Talk about impeccably-timed symbolism.
Failure of any kind is almost always a shared effort, and so it is here as well.

Only the basketball gods truly know how much of this falls at Dolan’s feet, but he was the one who renewed hope less than three years ago by signing Jackson to that five-year, $60 million contract that so many saw as a sea change for the flailing franchise. And now, with Jackson clearly unhinged in his aggressive approach, Dolan needs to step in and somehow calm these waters again.

Jackson has been the instigator of late, publicly ridiculing Anthony at every turn in an apparent attempt to shame him into dropping the no-trade clause on his contract and thereby allow the (latest) rebuild to commence before the Feb. 23 trade deadline. His latest missive was the kind of ill-advised decorum you simply never see from a team official, a tweet that — when properly translated — was Jackson shouting from the rooftops that he doesn’t respect Anthony as a competitor.

This list of transgressions is growing longer by the day, too, all while the Knicks (22-32) have lost 22 of their last 30 games. There was the infamous “posse” comment that insulted Anthony’s dear friend LeBron James in mid-November, all while sending the worst kind of message to the superstar community that has never demanded more respect. There was the public discourse about Anthony’s ball-stopping ways in early December, a topic that is fine on the sports talk airwaves in New York but altogether different when it’s the Knicks’ basketball boss calling in . And now, this.

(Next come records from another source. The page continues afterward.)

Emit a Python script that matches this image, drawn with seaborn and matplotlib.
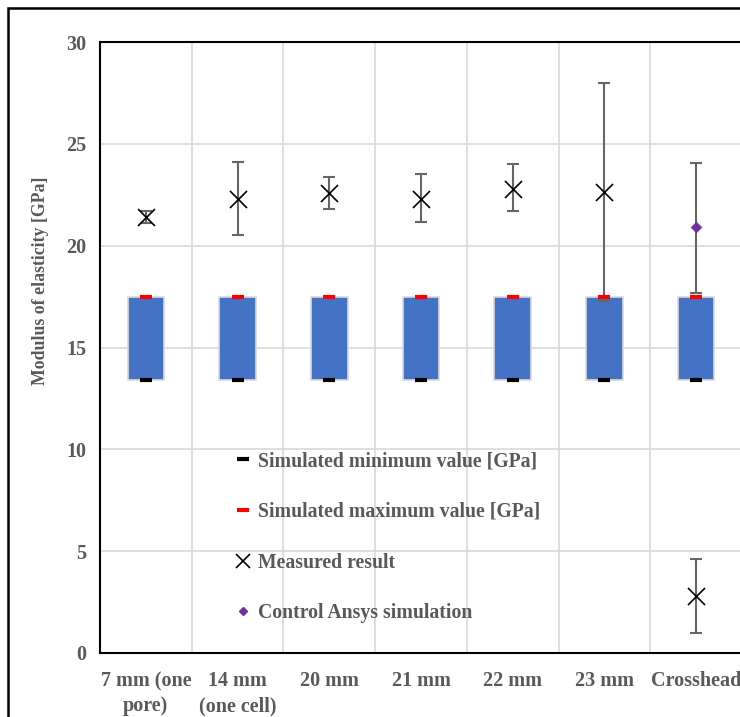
import matplotlib
matplotlib.use("Agg")
import matplotlib.pyplot as plt
import seaborn as sns
import pandas as pd
import numpy as np
from matplotlib.patches import Rectangle
from matplotlib.lines import Line2D

categories = ["7 mm (one\npore)", "14 mm\n(one cell)", "20 mm", "21 mm", "22 mm", "23 mm", "Crosshead"]
sim_min = [13.4, 13.4, 13.4, 13.4, 13.4, 13.4, 13.4]
sim_max = [17.5, 17.5, 17.5, 17.5, 17.5, 17.5, 17.5]
measured = [21.4, 22.3, 22.6, 22.3, 22.8, 22.65, 2.8]
meas_err_low = [0.3, 1.8, 0.8, 1.15, 1.1, 5.35, 1.8]
meas_err_high = [0.3, 1.8, 0.75, 1.2, 1.2, 5.35, 1.8]
control_cat = ["Crosshead"]
control_val = [20.9]
control_err_low = [3.2]
control_err_high = [3.15]
yticks = [0, 5, 10, 15, 20, 25, 30]

sns.set_theme(style="whitegrid")
plt.rcParams["font.family"] = ["Liberation Serif", "DejaVu Serif"]
plt.rcParams["font.weight"] = "bold"

fig = plt.figure(figsize=(7.4, 7.17), dpi=100)
ax = fig.add_axes([100/740, 64/717, 642/740, 611/717])

x = np.arange(len(categories))

# floating bars
ax.bar(x, np.array(sim_max) - np.array(sim_min), bottom=sim_min, width=0.4,
       color="#4472C4", edgecolor="#D9D9D9", linewidth=1.2, zorder=2)

# error bars
ax.errorbar(x, measured, yerr=[meas_err_low, meas_err_high], fmt="none",
            ecolor="#666666", elinewidth=1.5, capsize=4.5, capthick=1.5, zorder=3)
ci = [categories.index(c) for c in control_cat]
ax.errorbar(ci, control_val, yerr=[control_err_low, control_err_high], fmt="none",
            ecolor="#666666", elinewidth=1.5, capsize=4.5, capthick=1.5, zorder=3)

sns.scatterplot(x=x, y=sim_min, marker="_", s=80, color="black", linewidth=3, ax=ax, zorder=4)
sns.scatterplot(x=x, y=sim_max, marker="_", s=80, color="#FF0000", linewidth=3, ax=ax, zorder=4)
sns.scatterplot(x=x, y=measured, marker="x", s=150, color="black", linewidth=1.2, ax=ax, zorder=5)
sns.scatterplot(x=ci, y=control_val, marker="D", s=30, color="#7030A0", edgecolor="#7030A0", ax=ax, zorder=5)

ax.set_xlim(-0.5, len(categories) - 0.5)
ax.set_ylim(0, 30)
ax.set_yticks(yticks)
ax.set_xticks(x)
ax.set_xticklabels(categories, fontsize=14.5, fontweight="bold", color="#595959", linespacing=1.35)
ax.set_yticklabels([str(t) for t in yticks], fontsize=14.5, fontweight="bold", color="#595959")
ax.set_xticks(np.arange(-0.5, len(categories)), minor=True)
ax.grid(False)
ax.grid(True, which="minor", axis="x", color="#D9D9D9", linewidth=1.2)
ax.grid(True, which="major", axis="y", color="#D9D9D9", linewidth=1.2)
ax.tick_params(axis="x", which="both", length=0, pad=13)
ax.tick_params(axis="y", which="both", length=0, pad=10)
ax.set_ylabel("Modulus of elasticity [GPa]", fontsize=12.8, fontweight="bold", color="#595959")
ax.yaxis.set_label_coords(-0.080, 0.609)
for s in ax.spines.values():
    s.set_color("black")
    s.set_linewidth(1.5)

handles = [
    Line2D([], [], marker="_", color="black", linestyle="none", markersize=8, markeredgewidth=3),
    Line2D([], [], marker="_", color="#FF0000", linestyle="none", markersize=8, markeredgewidth=3),
    Line2D([], [], marker="x", color="black", linestyle="none", markersize=10, markeredgewidth=1.2),
    Line2D([], [], marker="D", color="#7030A0", linestyle="none", markersize=4.5),
]
labels = ["Simulated minimum value [GPa]", "Simulated maximum value [GPa]",
          "Measured result", "Control Ansys simulation"]
leg = ax.legend(handles, labels, loc="upper left", bbox_to_anchor=(0.21, 0.33),
                frameon=False, labelspacing=1.55, handlelength=0.8,
                handletextpad=0.35, borderpad=0, borderaxespad=0,
                prop={"family": ["Liberation Serif"], "weight": "bold", "size": 14.2})
for t in leg.get_texts():
    t.set_color("#595959")

fig.patches.append(Rectangle((8/740, -0.1), 1.5, 1.1 - 8/717, transform=fig.transFigure,
                             fill=False, edgecolor="black", linewidth=1.8, zorder=0))

fig.savefig("out.png", dpi=100)
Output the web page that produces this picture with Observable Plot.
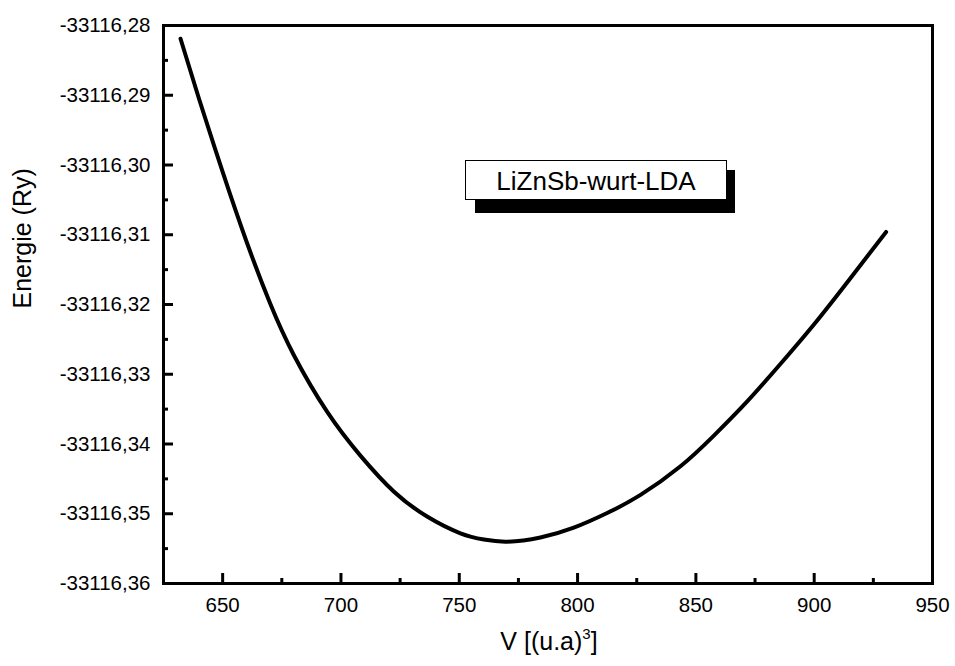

The NBA’s annals are littered with parables of power, but few have been as poorly written as this. Lest anyone forget, Jackson was the one who — four months after taking the job — gave Anthony this five-year, $124 million deal that came with not only the no-trade clause but a 15% trade kicker to boot.

This is his handy work, with nary an ounce of pity in sight. Plenty of front-office heads have worked their way out of tricky roster situations like this before, and done so without resorting to these kinds of tactless moves. And even if Anthony succumbs and lets Jackson send him to the team of his choosing, there’s damage being done here that will last well beyond Anthony’s time in New York. The Knicks, thanks in part to James and the way he has used his peerless voice, are among the league’s laughingstocks again.

“Mood!!!” James wrote on Instagram late Wednesday night, with a hashtag of #Legend next to a picture of Oakley during his playing days.

Oakley was in a mood, alright, but who could blame him? From Dolan on down, his Knicks are a screaming mess.